* What is required: Give the data below again exactly as it stands. Omit the pictures.

[start of Data block]

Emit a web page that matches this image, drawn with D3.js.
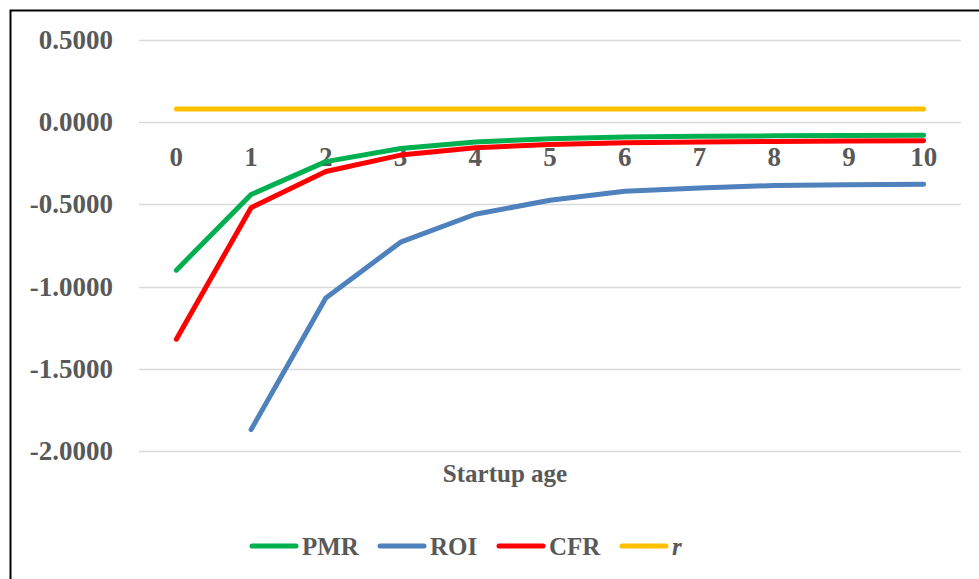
<!DOCTYPE html>
<html>
<head>
<meta charset="utf-8">
<script src="https://cdn.jsdelivr.net/npm/d3@7"></script>
<style>
  body { margin: 0; background: #fff; }
  text { font-family: "Liberation Serif", "DejaVu Serif", serif; font-weight: bold; fill: #595959; }
</style>
</head>
<body>
<div id="chart"></div>
<script>
// startup age categories
var ages = ["0", "1", "2", "3", "4", "5", "6", "7", "8", "9", "10"];
var yTicks = [0.5, 0, -0.5, -1.0, -1.5, -2.0];
// series values
var pmr = [-0.90, -0.44, -0.24, -0.16, -0.12, -0.10, -0.09, -0.085, -0.083, -0.081, -0.08];
var roi = [null, -1.87, -1.07, -0.73, -0.56, -0.475, -0.42, -0.40, -0.385, -0.38, -0.377];
var cfr = [-1.32, -0.52, -0.30, -0.20, -0.155, -0.135, -0.125, -0.12, -0.117, -0.115, -0.113];
var rate = [0.08, 0.08, 0.08, 0.08, 0.08, 0.08, 0.08, 0.08, 0.08, 0.08, 0.08];

var seriesNames = ["PMR", "ROI", "CFR", "r"];
var seriesValues = [pmr, roi, cfr, rate];
var seriesColors = ["#00B050", "#4F81BD", "#FF0000", "#FFC000"];

var width = 979, height = 579;

var svg = d3.select("#chart")
        .append("svg")
        .attr("width", width)
        .attr("height", height);

// outer frame
svg.append("rect")
        .attr("x", 10.5)
        .attr("y", 10.5)
        .attr("width", width + 20)
        .attr("height", height + 20)
        .attr("fill", "none")
        .attr("stroke", "#000")
        .attr("stroke-width", 2);

var x = d3.scaleBand()
        .domain(ages)
        .range([139, 961]);

var y = d3.scaleLinear()
        .domain([-2.0, 0.5])
        .range([451, 40]);

// gridlines
svg.append("g")
        .selectAll("line")
        .data(yTicks)
        .enter()
        .append("line")
        .attr("x1", 139)
        .attr("x2", 961)
        .attr("y1", function (d) { return Math.round(y(d)) + 0.5; })
        .attr("y2", function (d) { return Math.round(y(d)) + 0.5; })
        .attr("stroke", "#D9D9D9")
        .attr("stroke-width", 1.5);

// y tick labels
svg.append("g")
        .selectAll("text")
        .data(yTicks)
        .enter()
        .append("text")
        .attr("x", 113)
        .attr("y", function (d) { return y(d) + 9; })
        .attr("text-anchor", "end")
        .style("font-size", "27px")
        .text(function (d) { return d3.format(".4f")(d).replace("−", "-"); });

// x labels sit just under the zero line
svg.append("g")
        .selectAll("text")
        .data(ages)
        .enter()
        .append("text")
        .attr("x", function (d) { return x(d) + x.bandwidth() / 2; })
        .attr("y", y(0) + 44)
        .attr("text-anchor", "middle")
        .style("font-size", "27px")
        .text(function (d) { return d; });

// lines
var line = d3.line()
        .defined(function (d) { return d != null; })
        .x(function (d, i) { return x(ages[i]) + x.bandwidth() / 2; })
        .y(function (d) { return y(d); });

seriesValues.forEach(function (vals, i) {
    svg.append("path")
            .datum(vals)
            .attr("d", line)
            .attr("fill", "none")
            .attr("stroke", seriesColors[i])
            .attr("stroke-width", 5)
            .attr("stroke-linecap", "round")
            .attr("stroke-linejoin", "round");
});

// axis title
svg.append("text")
        .attr("x", 505)
        .attr("y", 482)
        .attr("text-anchor", "middle")
        .style("font-size", "25px")
        .text("Startup age");

// legend
var legendX = [250, 378, 497, 620];
seriesNames.forEach(function (name, i) {
    var g = svg.append("g")
            .attr("transform", "translate(" + legendX[i] + ",546)");
    g.append("line")
            .attr("x1", 2)
            .attr("x2", 46)
            .attr("stroke", seriesColors[i])
            .attr("stroke-width", 5)
            .attr("stroke-linecap", "round");
    g.append("text")
            .attr("x", 52)
            .attr("y", 9)
            .style("font-size", "25px")
            .style("font-style", name == "r" ? "italic" : "normal")
            .text(name);
});
</script>
</body>
</html>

[end of Data block]

* Written response:
Emit a web page that matches this image, drawn with D3.js.
<!DOCTYPE html>
<html>
<head>
<meta charset="utf-8">
<script src="https://cdn.jsdelivr.net/npm/d3@7"></script>
<style>
  body { margin: 0; background: #fff; }
  text { font-family: "Liberation Serif", "DejaVu Serif", serif; font-weight: bold; fill: #595959; }
</style>
</head>
<body>
<div id="chart"></div>
<script>
// startup age categories
var ages = ["0", "1", "2", "3", "4", "5", "6", "7", "8", "9", "10"];
var yTicks = [0.5, 0, -0.5, -1.0, -1.5, -2.0];
// series values
var pmr = [-0.90, -0.44, -0.24, -0.16, -0.12, -0.10, -0.09, -0.085, -0.083, -0.081, -0.08];
var roi = [null, -1.87, -1.07, -0.73, -0.56, -0.475, -0.42, -0.40, -0.385, -0.38, -0.377];
var cfr = [-1.32, -0.52, -0.30, -0.20, -0.155, -0.135, -0.125, -0.12, -0.117, -0.115, -0.113];
var rate = [0.08, 0.08, 0.08, 0.08, 0.08, 0.08, 0.08, 0.08, 0.08, 0.08, 0.08];

var seriesNames = ["PMR", "ROI", "CFR", "r"];
var seriesValues = [pmr, roi, cfr, rate];
var seriesColors = ["#00B050", "#4F81BD", "#FF0000", "#FFC000"];

var width = 979, height = 579;

var svg = d3.select("#chart")
        .append("svg")
        .attr("width", width)
        .attr("height", height);

// outer frame
svg.append("rect")
        .attr("x", 10.5)
        .attr("y", 10.5)
        .attr("width", width + 20)
        .attr("height", height + 20)
        .attr("fill", "none")
        .attr("stroke", "#000")
        .attr("stroke-width", 2);

var x = d3.scaleBand()
        .domain(ages)
        .range([139, 961]);

var y = d3.scaleLinear()
        .domain([-2.0, 0.5])
        .range([451, 40]);

// gridlines
svg.append("g")
        .selectAll("line")
        .data(yTicks)
        .enter()
        .append("line")
        .attr("x1", 139)
        .attr("x2", 961)
        .attr("y1", function (d) { return Math.round(y(d)) + 0.5; })
        .attr("y2", function (d) { return Math.round(y(d)) + 0.5; })
        .attr("stroke", "#D9D9D9")
        .attr("stroke-width", 1.5);

// y tick labels
svg.append("g")
        .selectAll("text")
        .data(yTicks)
        .enter()
        .append("text")
        .attr("x", 113)
        .attr("y", function (d) { return y(d) + 9; })
        .attr("text-anchor", "end")
        .style("font-size", "27px")
        .text(function (d) { return d3.format(".4f")(d).replace("−", "-"); });

// x labels sit just under the zero line
svg.append("g")
        .selectAll("text")
        .data(ages)
        .enter()
        .append("text")
        .attr("x", function (d) { return x(d) + x.bandwidth() / 2; })
        .attr("y", y(0) + 44)
        .attr("text-anchor", "middle")
        .style("font-size", "27px")
        .text(function (d) { return d; });

// lines
var line = d3.line()
        .defined(function (d) { return d != null; })
        .x(function (d, i) { return x(ages[i]) + x.bandwidth() / 2; })
        .y(function (d) { return y(d); });

seriesValues.forEach(function (vals, i) {
    svg.append("path")
            .datum(vals)
            .attr("d", line)
            .attr("fill", "none")
            .attr("stroke", seriesColors[i])
            .attr("stroke-width", 5)
            .attr("stroke-linecap", "round")
            .attr("stroke-linejoin", "round");
});

// axis title
svg.append("text")
        .attr("x", 505)
        .attr("y", 482)
        .attr("text-anchor", "middle")
        .style("font-size", "25px")
        .text("Startup age");

// legend
var legendX = [250, 378, 497, 620];
seriesNames.forEach(function (name, i) {
    var g = svg.append("g")
            .attr("transform", "translate(" + legendX[i] + ",546)");
    g.append("line")
            .attr("x1", 2)
            .attr("x2", 46)
            .attr("stroke", seriesColors[i])
            .attr("stroke-width", 5)
            .attr("stroke-linecap", "round");
    g.append("text")
            .attr("x", 52)
            .attr("y", 9)
            .style("font-size", "25px")
            .style("font-style", name == "r" ? "italic" : "normal")
            .text(name);
});
</script>
</body>
</html>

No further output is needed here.